The various types of torque associated with the synchronous motor are pull-in torque, pull-out torque, starting torque, and running torque. Let us discuss them in detail.
Starting torque is also known as the locked rotor torque. It is the minimum value of the torque developed by a synchronous motor with the rotor locked (i.e. stationary rotor) at any angular position of the rotor on the application of rated voltage and frequency. The locked rotor torque is provided by the armature windings of the motor.
It is sometimes called as breakaway torque. It is the torque required to start the rotation of the motor from its stationary position. It can be as low as 10% for centrifugal pumps and as high as “200 or 250% of full load torque” for loaded reciprocating two-cylinder compressors.

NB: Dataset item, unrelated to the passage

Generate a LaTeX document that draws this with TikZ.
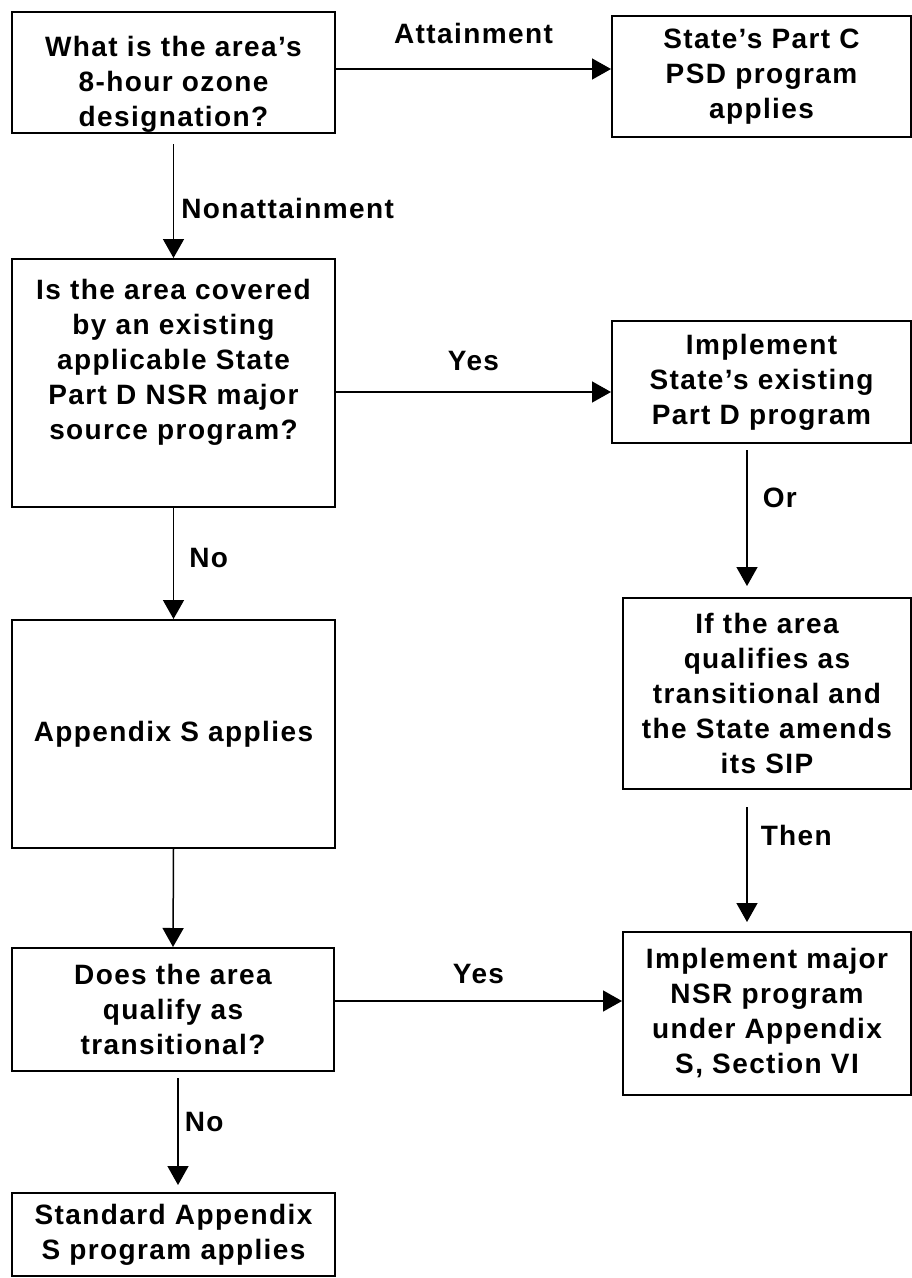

The torque developed by a synchronous motor under running conditions is known as running torque. The running torque is determined by the power rating and the speed of the motor. Peak output power determines the maximum running torque that would be required by the driven machine.
Since the synchronous motor is not a self-starting motor, it is started as an induction motor and runs at a speed of 2% to 5% below the synchronous speed. The DC excitation voltage is then applied, and the rotor pulls into phase with the stator’s rotating magnetic field, which is revolving at synchronous speed.
Pull-in torque is the maximum torque at rated voltage and frequency under which a synchronous motor will pull a connected load into synchronism when DC excitation is applied to the motor.
There is a limit to the mechanical load that can be applied to a synchronous motor. With the increase in the load, the torque angle or the load angle (δ) also increases so that a stage is reached. At this stage, the motor torque will be less than the load torque hence the rotor gets pulled out of synchronism and the motor comes to the rest.
Therefore, Pull-out torque or breakdown torque is the maximum value of load torque that a synchronous motor can develop at rated voltage and frequency without losing synchronism.